Extract only the first line of the listing and every line after it up to and including the one with "ax = fig.add_axes([0.051, 0.0845, 0.931, 0.9155])". Omit the pictures.

* begin *

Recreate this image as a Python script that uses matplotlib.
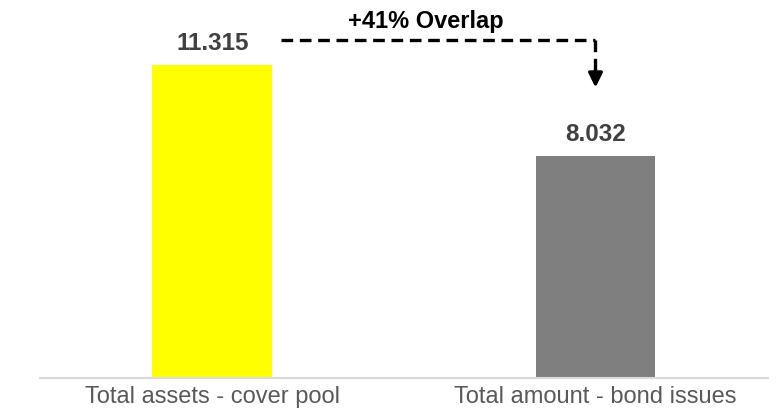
import matplotlib.pyplot as plt

categories = ['Total assets - cover pool', 'Total amount - bond issues']
values = [11.315, 8.032]
value_labels = ['11.315', '8.032']
bar_colors = ['#ffff00', '#7f7f7f']
overlap_label = '+41% Overlap'

plt.rcParams['font.family'] = ['Liberation Sans', 'DejaVu Sans']

fig = plt.figure(figsize=(7.82, 4.14), dpi=100)
ax = fig.add_axes([0.051, 0.0845, 0.931, 0.9155])

x = list(range(len(categories)))
ax.bar(x, values, width=0.313, color=bar_colors)

for xi, v, lab in zip(x, values, value_labels):
    ax.annotate(lab, (xi, v), xytext=(0, 16), textcoords='offset points',
                ha='center', va='center', fontsize=17.5, fontweight='bold', color='#404040')

# dashed connector from first to second bar
y_line = 12.22
ax.plot([0.179, x[1]], [y_line, y_line], color='black', lw=2.4, ls=(0, (3.5, 2)),
        dash_capstyle='butt')
ax.plot([x[1], x[1]], [y_line, 11.1], color='black', lw=2.4, ls=(0, (3.5, 2)),
        dash_capstyle='butt')
ax.annotate('', xy=(x[1], 10.5), xytext=(x[1], 11.15),
            arrowprops=dict(arrowstyle='-|>,head_length=0.85,head_width=0.42',
                            color='black', lw=2.4, shrinkA=0, shrinkB=0))
ax.text(0.557, 12.91, overlap_label, ha='center', va='center',
        fontsize=17, fontweight='bold', color='black')

ax.set_xlim(-0.45, 1.45)
ax.set_ylim(0, 13.70)
ax.set_xticks(x)
ax.set_xticklabels(categories, fontsize=17, color='#595959')
ax.tick_params(axis='x', length=0, pad=5)
ax.set_yticks([])
for side in ['left', 'right', 'top']:
    ax.spines[side].set_visible(False)
ax.spines['bottom'].set_color('#d9d9d9')
ax.spines['bottom'].set_linewidth(1.5)

fig.savefig('out.png', dpi=100)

* end *

■ **SOLUTION TO THIS TASK**:
Recreate this image as a Python script that uses matplotlib.
import matplotlib.pyplot as plt

categories = ['Total assets - cover pool', 'Total amount - bond issues']
values = [11.315, 8.032]
value_labels = ['11.315', '8.032']
bar_colors = ['#ffff00', '#7f7f7f']
overlap_label = '+41% Overlap'

plt.rcParams['font.family'] = ['Liberation Sans', 'DejaVu Sans']

fig = plt.figure(figsize=(7.82, 4.14), dpi=100)
ax = fig.add_axes([0.051, 0.0845, 0.931, 0.9155])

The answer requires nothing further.